Malacca: Political backwater but strategic waterway

It seems hard to believe now. This sleepy town of Chinese shops and red-painted Dutch relics was once a pivotal point in the clash of Chinese, Malay, Thai, and European power. Its palaces and spice- trading wharves were contested by Hindus, Muslims, Buddhists, Roman Catholics, and Protestants.

Today the "backwater" museum about 160 miles north of Singapore is abuzz with motorbikes, careening taxis, and a handful of pedicabs. It is also fraught with strategic significance, for the Strait of Malacca separating Malaysia from Sumatra is still a major motivating factor in Asian politics.

Over and over again Chinese spokesmen declare the Soviet Union must be blocked from its plans to seize control of the strait. If Vietnam backed by the Soviet Union consolidates control of Cambodia, they charge, the Soviet Union will be encouraged to construct a naval stranglehold on the oil-tanker clogged strait that connects the Indian Ocean with the South China Sea.

That, say the Chinese, would open the way for World War III. Hence the need to resist the Soviet Union by working in concert with the United States and, among other things, supporting the anti-Vietnamese Khmer Rouge.

Just as they did 500 years ago, smaller Southeast Asian states are looking to China as a "protector" against their neighbors. But this time the tables are turned.

Then Malacca's Malay ruler of Sumatran origin looked to China to restrain Thailand. Malaccan and Chinese envoys worked to increase cooperation.

Ultimately this approach led to the marriage of Malaccan Sultan Mansur Shah and Princess Hang Lipo, daughter of a Chinese emperor. Malacca became fertile ground for settlement by overseas Chinese, who often intermarried with Malays.

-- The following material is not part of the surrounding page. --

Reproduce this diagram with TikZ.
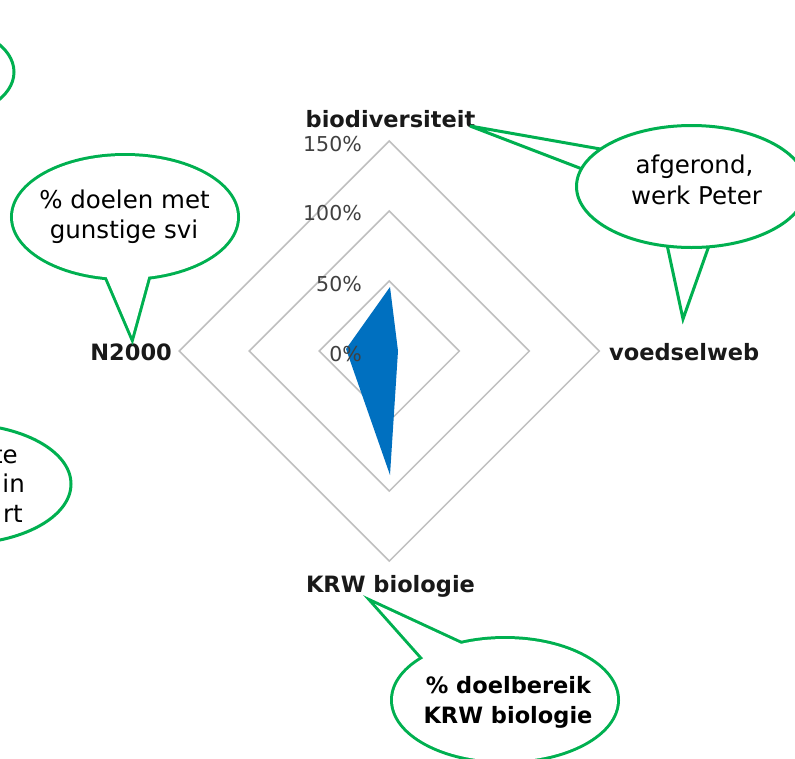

Today it is Thailand that looks to China to restrain Vietnam. Ironically modern-day Malaysia has reservations about moving too close to China because some Malaysians feel China may be even more of a long-term threat than Vietnam.

Part of the concern is that China might some day stir discontent among Malaysia's Chinese, who make up more than 35 percent of the population. The migration of overseas Chinese that began at the time of ancient Malacca's close ties with China thus tends to keep modern ties with Peking from becoming too friendly.

But how could all this have been known 500 years ago when Sultan Mansur Shah wed the Princess Hang Lipo? Amid a true honeymoon spirit the Princess converted to Islam, and the Chinese who accompanied her received land from the sultan.

It was in 1409 that China's roaming Adm. Cheng Ho sailed into Malacca to offer the Malay kingdom, ruled by the Sumatran warrior Paramesvara, protection against the Thais to the north.

He brought with him a gift: a yellow umbrella. So Malacca's rulers adopted yellow as the royal color.

In 1419 Paramesvara, a Hindu converted to Islam, visited China to complain about continued threats from the Thais. Chinese pressure temporarily stopped the problem.

But it was up to the Malaccans themselves to defeat Tahi invasions in 1444 and 1456.

"China never was able to protect the Malay kingdoms," comments one modern Southeast Asian diplomat.

When Britain took over Malacca in 1795, the musket seemed to have throughly vanquished the dangger and the spear.

Today there is little to suggest Malacca was once a spice trading center of worldwide importance.

Gazing out from the modest red brick Dutch-built house that serves as a museum, one sees but a few small freighters being loaded in the swallow waters by small lighters puttering out from shore.